Algebraische Operationen
Mit Zirkel und Lineal kann man auch die folgenden algebraischen Operationen (d. h. deren Ergebnis in der Darstellung auf dem Zahlenstrahl) konstruieren:
- die Addition zweier reeller Zahlen,
- die Multiplikation zweier reeller Zahlen,
- das Inverse einer von Null verschiedenen reellen Zahl,
- die Quadratwurzel einer positiven reellen Zahl (damit kann man zu einem gegebenem Rechteck ein flächengleiches Quadrat konstruieren).
→ Eine geometrische Struktur, die eigens dazu entwickelt wurde, um die Möglichkeiten der Konstruktionen mit Zirkel und Lineal algebraisch darzustellen, bilden die euklidischen Ebenen (im Sinne der synthetischen Geometrie) über euklidischen Körpern.
Anwendung
Die mathematischen, geometrischen Grundkonstruktionen spielen insbesondere im technischen Zeichnen eine wesentliche Rolle. Ihre Vermittlung beginnt bereits mit der Schulmathematik und findet im Ausbildungsberuf des technischen Zeichners vielfältige Anwendungen.
Andere mathematische Konstruktionsarten
In der Mathematik versteht man unter der Konstruktion einer Struktur eine konkrete Darstellung durch (meist einfachere) bereits konstruierte Strukturen, unter anderem durch
- mengentheoretische Operationen wie Bildung von kartesischen Produkten (Tupeln) und Äquivalenzklassen,
- analytischen Methoden wie Grenzwertübergänge, Vervollständigungen
- algebraische Methoden wie Körpererweiterungen um algebraische oder transzendente Elemente.
Zum Beispiel beginnen die Konstruktionen der Zahlen mit der als gegeben vorausgesetzten Menge der natürlichen Zahlen (die z.B. innerhalb der Mengenlehre erzeugt oder als „vom lieben Gott gemacht“ (Leopold Kronecker) angesehen werden).
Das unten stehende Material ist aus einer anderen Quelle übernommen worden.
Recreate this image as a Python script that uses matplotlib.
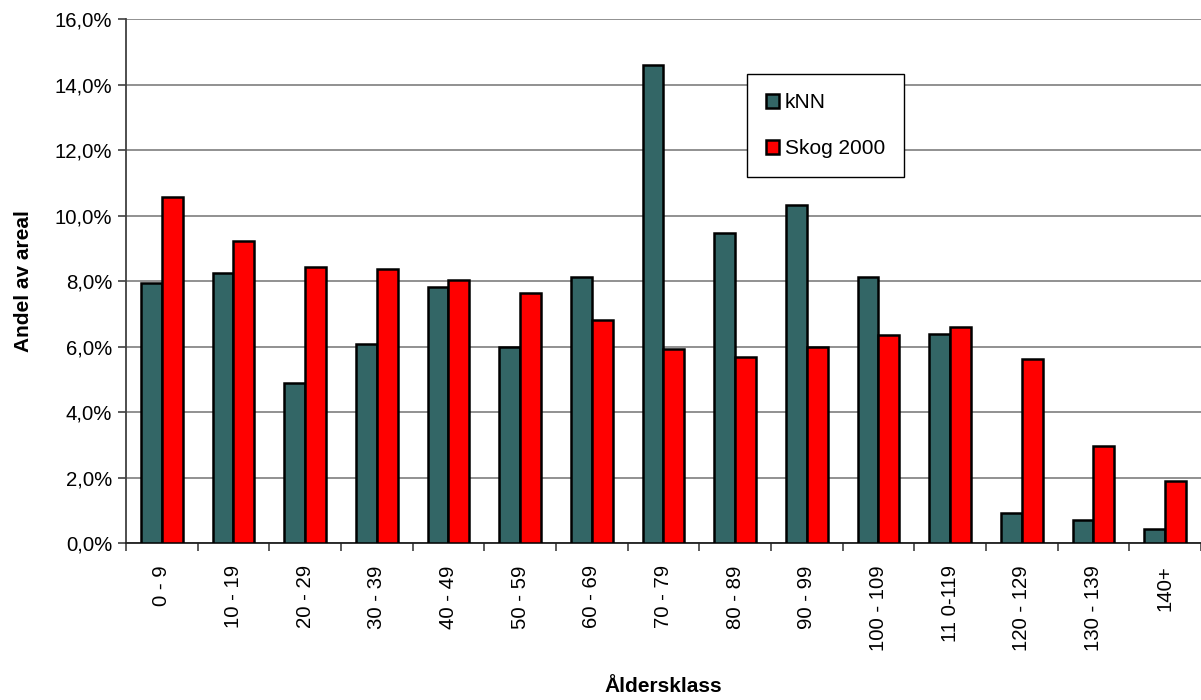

Daraus werden durch Paarbildung und Bildung von Äquivalenzklassen die ganzen Zahlen Z, daraus die rationalen Zahlen, durch Vervollständigung die reellen Zahlen und schließlich durch Erweiterung um die imaginäre Einheit die komplexen Zahlen gebildet.
Die Konstruktion einer Struktur dient unter anderem dem Nachweis ihrer Existenz. Ob bestimmte Operationen für Konstruktionen zugelassen sind, hängt von der jeweiligen Auffassung von Mathematik ab, in der intuitionistischen Mathematik z.B. sind nur finite Methoden erlaubt (Vervollständigungen z.B. sind im allgemeinen nicht finit).
Manche Existenzbeweise mathematischer Objekte werden Konstruktionen genannt, obwohl sie nicht konstruktiv sind. Zum Beispiel nutzt man das Lemma von Zorn um die Existenz von Basen in Vektorräumen nachzuweisen, für die man keine Basis mit finiten Methoden konstruieren kann. Mit solchen Objekten kann man meist nur theoretisch argumentieren, aber nicht praktisch arbeiten.